Jonathan Marvel, second from left, and Bill Ringler, second from right, receive their Alfred awards from, respectively, Secretary/Treasurer Bill Newbury and former Director Jean Campbell.
The first recipients of The Alfred Award in 2010 were Jonathan Marvel of 25 Willow Place and William “Bill” Ringler of 10 Columbia Place.
Jonathan, principal in the Manhattan architectural firm Rogers Marvel, took on the major challenge of restoring and renovating a brownstone that for more than four decades stood empty and was falling apart. All of his neighbors responded with relief and deep appreciation.
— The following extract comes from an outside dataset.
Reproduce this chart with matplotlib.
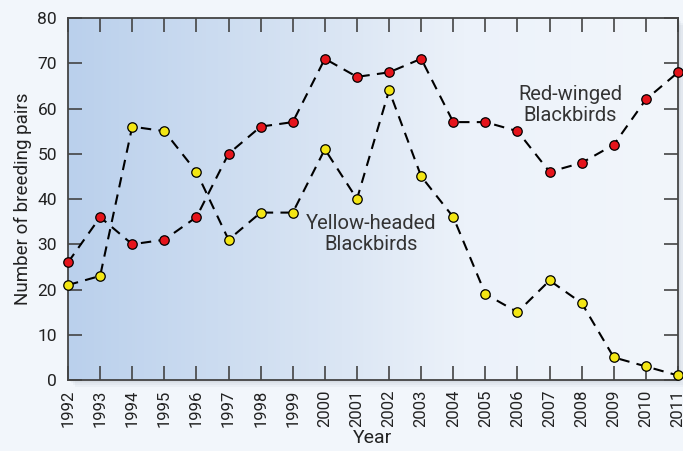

His firm’s projects include the hotel and condo complex at Pier 1 in Brooklyn Bridge Park for which ground is expected to be broken in the summer of 2013.
As president of the Riverside Tenants Association, Bill has also resolutely tackled a major challenge–the Riverside landlord’s persistence to build a 97-car parking garage in the courtyard. The landlord seems never to give up, despite legal rejections of his plan. And thankfully, nor does Bill backed by many other preservation advocates.
The 2011 Alfred Award was presented to Pearl Bowser of 71 Joralemon Street in recognition of her unique collection of historical and contemporary films documenting black film history turned over to the Smithsonian Institution in Washington, D.C., for the collections of the new National Museum of African American History and Culture. The museum’s director Lonnie Bunch hailed her “for exhibiting the very best American values–creativity, optimism and ingenuity, just the values our museum is committed to celebrating in the nation’s past, present and future.” She once served as president of the Willowtown Association as did her late husband Leroy, a regional organizer for the Urban League. He died in 1988.After more than 60 years at three houses on Joralemon Street, Pearl moved in May 2012 to a complex for seniors in Battery Park City in Manhattan, The Hallmark.